Sunday, 12 February 2012
11:35 PM
One way in which you can make editorial choices is to rule by analogy. For example, given how often we see the term username in casual writing (emails, specs, stuff written by non-writers), documentation writers will sometimes ask "So, is it username or user name?" There are various ways to research this question: consult a dictionary; consult a style guide; see what the precedent is in existing materials for your audience. If none of these resolve the question satisfactorily, you can fall back on the analogy method: it's first name and last name, so unless someone can convince me otherwise, I'll rule for user name.
I had a similar question recently about the term runtime. Programmers will often write that something or other occurs at runtime.
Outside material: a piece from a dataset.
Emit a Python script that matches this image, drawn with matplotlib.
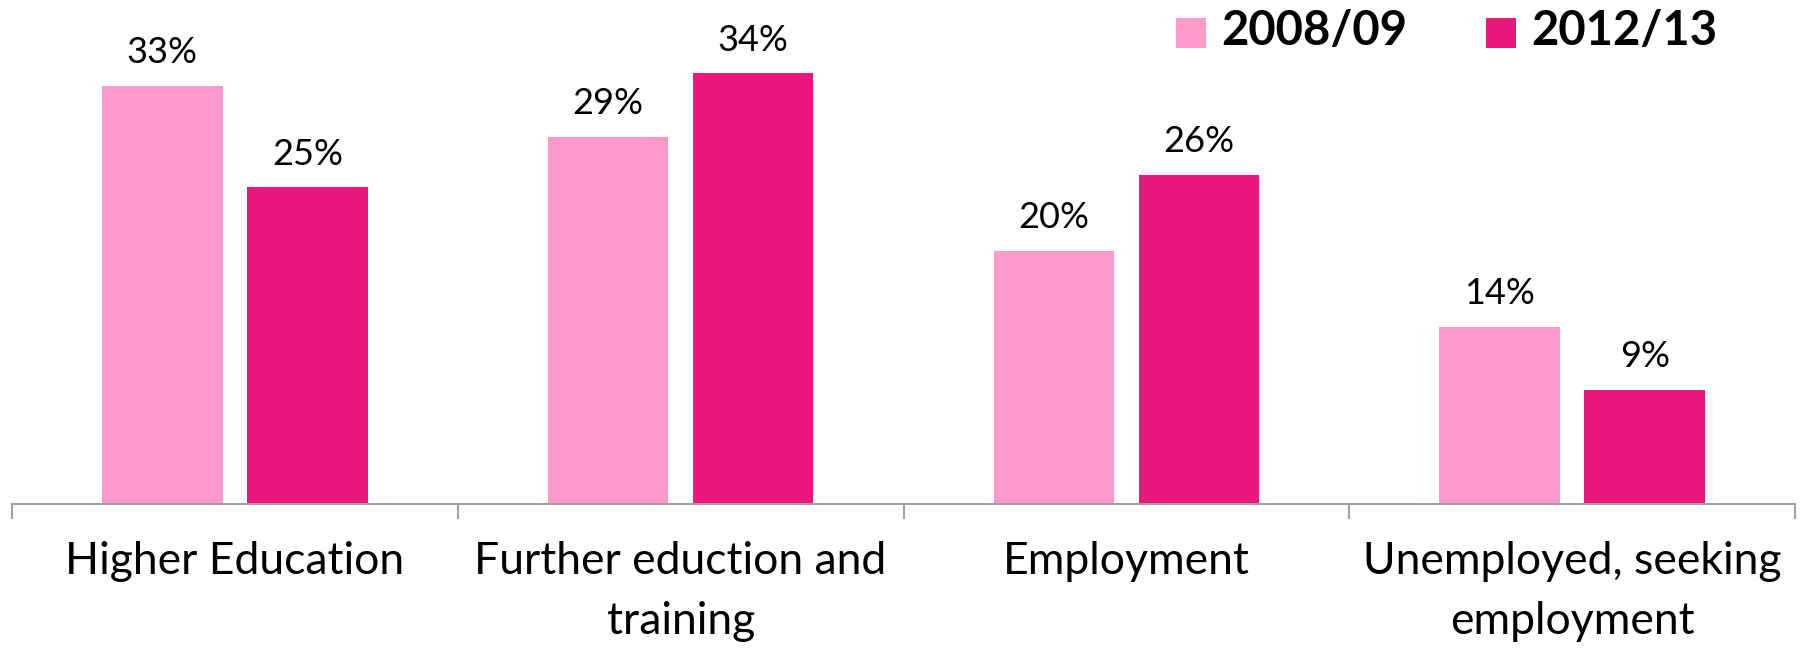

When I got the question, I consulted the usual sources. If those had failed me[1], I'd reason that analogous phrases are at design time or at compile time. Ergo, at run time.
I emphasize that editorial reasoning by analogy should come only after other oracles have been consulted because there are times when established and accepted usage goes against analogy. For example, analogy alone might tell you that if it's folder name and volume name, it should also be file name. And indeed, that's how file name is entered in the Microsoft style guide, where they trouble to point out that it's two words.
However, in the Apple style guide, they list it as one word (filename). Because this might go against intuition (or analogy), they add this to their entry on filename:
Note the treatment of these similar terms: device name, host name, pathname, user name, volume name There are lots of terms that might lend themselves to this type of analogy: homepage or home page? web site or website? If you can't find an authority to give you an answer, find terms that seem to be built on the same pattern, and then follow that.